> [Material provided]

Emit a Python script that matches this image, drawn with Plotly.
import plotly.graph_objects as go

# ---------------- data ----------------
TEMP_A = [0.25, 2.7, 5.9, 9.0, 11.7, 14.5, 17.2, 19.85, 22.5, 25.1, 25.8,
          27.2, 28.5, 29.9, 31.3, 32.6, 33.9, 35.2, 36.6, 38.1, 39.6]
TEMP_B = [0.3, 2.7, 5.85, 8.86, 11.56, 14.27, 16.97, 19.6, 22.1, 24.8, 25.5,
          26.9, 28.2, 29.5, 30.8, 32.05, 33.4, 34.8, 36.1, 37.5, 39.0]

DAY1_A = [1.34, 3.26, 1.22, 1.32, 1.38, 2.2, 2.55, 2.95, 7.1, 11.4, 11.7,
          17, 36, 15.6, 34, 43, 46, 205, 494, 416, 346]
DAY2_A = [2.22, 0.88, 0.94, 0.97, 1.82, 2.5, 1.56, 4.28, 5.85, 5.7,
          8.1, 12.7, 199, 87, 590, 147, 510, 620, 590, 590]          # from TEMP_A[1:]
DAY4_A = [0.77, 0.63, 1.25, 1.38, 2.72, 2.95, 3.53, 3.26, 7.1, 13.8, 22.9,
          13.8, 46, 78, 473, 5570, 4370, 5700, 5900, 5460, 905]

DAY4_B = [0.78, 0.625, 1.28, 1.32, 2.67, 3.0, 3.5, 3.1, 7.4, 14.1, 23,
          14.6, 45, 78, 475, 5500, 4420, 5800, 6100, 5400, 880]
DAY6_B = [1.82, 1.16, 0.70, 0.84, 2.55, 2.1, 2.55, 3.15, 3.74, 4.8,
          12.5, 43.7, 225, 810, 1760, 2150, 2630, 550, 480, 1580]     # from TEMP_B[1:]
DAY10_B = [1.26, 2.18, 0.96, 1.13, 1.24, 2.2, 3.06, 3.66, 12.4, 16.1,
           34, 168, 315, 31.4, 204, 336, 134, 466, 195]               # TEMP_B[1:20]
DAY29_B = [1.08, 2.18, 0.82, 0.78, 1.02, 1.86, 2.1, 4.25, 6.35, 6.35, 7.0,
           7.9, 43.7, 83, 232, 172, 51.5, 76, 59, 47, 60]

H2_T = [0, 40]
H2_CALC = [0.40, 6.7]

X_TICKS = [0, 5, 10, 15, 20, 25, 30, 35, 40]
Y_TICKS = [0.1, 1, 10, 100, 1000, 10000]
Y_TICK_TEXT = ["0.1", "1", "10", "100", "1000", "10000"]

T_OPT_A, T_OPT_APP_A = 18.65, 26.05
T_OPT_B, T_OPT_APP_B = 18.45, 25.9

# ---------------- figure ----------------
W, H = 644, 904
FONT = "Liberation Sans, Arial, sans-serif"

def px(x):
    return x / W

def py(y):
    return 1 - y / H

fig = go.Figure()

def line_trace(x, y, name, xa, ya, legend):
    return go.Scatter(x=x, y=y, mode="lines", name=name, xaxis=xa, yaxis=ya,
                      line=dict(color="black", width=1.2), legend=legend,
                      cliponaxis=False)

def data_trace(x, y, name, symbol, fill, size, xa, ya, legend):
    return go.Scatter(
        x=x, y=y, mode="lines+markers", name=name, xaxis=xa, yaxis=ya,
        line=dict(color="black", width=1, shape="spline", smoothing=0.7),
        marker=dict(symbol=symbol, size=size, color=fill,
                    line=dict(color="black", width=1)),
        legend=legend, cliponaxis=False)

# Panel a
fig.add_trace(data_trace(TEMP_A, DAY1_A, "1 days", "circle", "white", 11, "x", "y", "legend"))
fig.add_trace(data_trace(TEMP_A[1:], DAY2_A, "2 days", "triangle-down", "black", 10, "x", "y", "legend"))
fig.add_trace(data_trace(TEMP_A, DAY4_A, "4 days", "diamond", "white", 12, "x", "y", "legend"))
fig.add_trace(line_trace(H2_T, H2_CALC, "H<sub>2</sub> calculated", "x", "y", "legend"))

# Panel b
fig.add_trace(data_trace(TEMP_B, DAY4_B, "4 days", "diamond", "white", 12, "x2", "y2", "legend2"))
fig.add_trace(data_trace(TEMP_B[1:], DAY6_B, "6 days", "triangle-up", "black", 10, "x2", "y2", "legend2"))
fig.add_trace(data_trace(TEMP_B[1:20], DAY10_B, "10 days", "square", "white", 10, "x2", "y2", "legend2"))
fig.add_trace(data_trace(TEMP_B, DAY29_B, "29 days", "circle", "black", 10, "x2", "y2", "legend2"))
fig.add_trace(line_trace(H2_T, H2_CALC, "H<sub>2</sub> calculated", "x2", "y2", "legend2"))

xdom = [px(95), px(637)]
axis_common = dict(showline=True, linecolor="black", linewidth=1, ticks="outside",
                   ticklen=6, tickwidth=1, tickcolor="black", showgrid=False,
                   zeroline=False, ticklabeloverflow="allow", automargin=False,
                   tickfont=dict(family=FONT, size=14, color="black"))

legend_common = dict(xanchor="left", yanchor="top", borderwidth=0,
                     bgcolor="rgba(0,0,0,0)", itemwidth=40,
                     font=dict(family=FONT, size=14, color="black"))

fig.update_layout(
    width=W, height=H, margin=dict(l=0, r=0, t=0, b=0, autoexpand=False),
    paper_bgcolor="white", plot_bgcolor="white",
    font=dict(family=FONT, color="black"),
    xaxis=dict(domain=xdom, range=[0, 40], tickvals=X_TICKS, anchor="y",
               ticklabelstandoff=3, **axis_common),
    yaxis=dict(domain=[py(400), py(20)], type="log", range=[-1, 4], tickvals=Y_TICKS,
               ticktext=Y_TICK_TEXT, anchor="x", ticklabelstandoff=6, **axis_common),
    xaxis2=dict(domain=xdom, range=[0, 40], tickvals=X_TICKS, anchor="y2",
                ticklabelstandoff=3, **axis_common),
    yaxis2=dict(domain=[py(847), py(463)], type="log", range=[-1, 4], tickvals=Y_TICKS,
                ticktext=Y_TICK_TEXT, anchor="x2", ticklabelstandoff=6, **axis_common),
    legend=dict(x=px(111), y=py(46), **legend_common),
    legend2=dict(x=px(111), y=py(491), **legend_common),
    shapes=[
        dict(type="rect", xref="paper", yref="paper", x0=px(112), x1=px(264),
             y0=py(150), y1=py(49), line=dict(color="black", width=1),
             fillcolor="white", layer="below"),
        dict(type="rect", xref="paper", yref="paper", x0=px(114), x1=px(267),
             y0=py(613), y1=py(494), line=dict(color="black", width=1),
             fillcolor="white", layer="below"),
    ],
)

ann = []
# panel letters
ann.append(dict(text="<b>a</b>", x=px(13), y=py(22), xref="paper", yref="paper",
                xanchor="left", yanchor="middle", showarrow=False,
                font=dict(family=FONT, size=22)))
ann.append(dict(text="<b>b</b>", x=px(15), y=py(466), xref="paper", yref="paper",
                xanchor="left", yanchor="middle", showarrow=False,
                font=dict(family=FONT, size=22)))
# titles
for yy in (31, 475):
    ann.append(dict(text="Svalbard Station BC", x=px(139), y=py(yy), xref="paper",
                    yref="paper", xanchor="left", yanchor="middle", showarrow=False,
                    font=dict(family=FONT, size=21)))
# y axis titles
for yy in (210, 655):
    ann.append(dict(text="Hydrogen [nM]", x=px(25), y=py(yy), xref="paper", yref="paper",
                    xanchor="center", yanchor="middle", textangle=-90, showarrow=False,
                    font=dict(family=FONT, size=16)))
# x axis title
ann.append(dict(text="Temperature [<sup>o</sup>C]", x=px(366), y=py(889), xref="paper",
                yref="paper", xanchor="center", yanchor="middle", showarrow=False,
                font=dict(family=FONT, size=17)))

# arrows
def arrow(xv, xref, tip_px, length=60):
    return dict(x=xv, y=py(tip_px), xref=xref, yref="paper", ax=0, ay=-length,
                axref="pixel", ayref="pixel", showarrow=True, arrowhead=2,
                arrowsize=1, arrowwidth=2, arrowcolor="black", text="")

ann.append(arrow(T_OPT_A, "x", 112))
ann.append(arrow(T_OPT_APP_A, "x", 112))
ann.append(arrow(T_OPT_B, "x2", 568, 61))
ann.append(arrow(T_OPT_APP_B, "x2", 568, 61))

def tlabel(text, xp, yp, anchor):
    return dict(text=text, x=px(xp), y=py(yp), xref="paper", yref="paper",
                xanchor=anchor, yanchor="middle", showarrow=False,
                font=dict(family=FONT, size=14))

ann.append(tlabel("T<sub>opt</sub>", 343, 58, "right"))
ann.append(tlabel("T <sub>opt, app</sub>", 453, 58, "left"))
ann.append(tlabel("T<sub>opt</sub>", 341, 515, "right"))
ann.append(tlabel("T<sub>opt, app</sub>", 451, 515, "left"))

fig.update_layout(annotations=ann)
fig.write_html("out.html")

> [Stated goal] Look at the material above and copy, word for word, its lines from the first through the one containing "13.8, 46, 78, 473, 5570, 4370, 5700, 5900, 5460, 905]".

> [Exercise answer]
Emit a Python script that matches this image, drawn with Plotly.
import plotly.graph_objects as go

# ---------------- data ----------------
TEMP_A = [0.25, 2.7, 5.9, 9.0, 11.7, 14.5, 17.2, 19.85, 22.5, 25.1, 25.8,
          27.2, 28.5, 29.9, 31.3, 32.6, 33.9, 35.2, 36.6, 38.1, 39.6]
TEMP_B = [0.3, 2.7, 5.85, 8.86, 11.56, 14.27, 16.97, 19.6, 22.1, 24.8, 25.5,
          26.9, 28.2, 29.5, 30.8, 32.05, 33.4, 34.8, 36.1, 37.5, 39.0]

DAY1_A = [1.34, 3.26, 1.22, 1.32, 1.38, 2.2, 2.55, 2.95, 7.1, 11.4, 11.7,
          17, 36, 15.6, 34, 43, 46, 205, 494, 416, 346]
DAY2_A = [2.22, 0.88, 0.94, 0.97, 1.82, 2.5, 1.56, 4.28, 5.85, 5.7,
          8.1, 12.7, 199, 87, 590, 147, 510, 620, 590, 590]          # from TEMP_A[1:]
DAY4_A = [0.77, 0.63, 1.25, 1.38, 2.72, 2.95, 3.53, 3.26, 7.1, 13.8, 22.9,
          13.8, 46, 78, 473, 5570, 4370, 5700, 5900, 5460, 905]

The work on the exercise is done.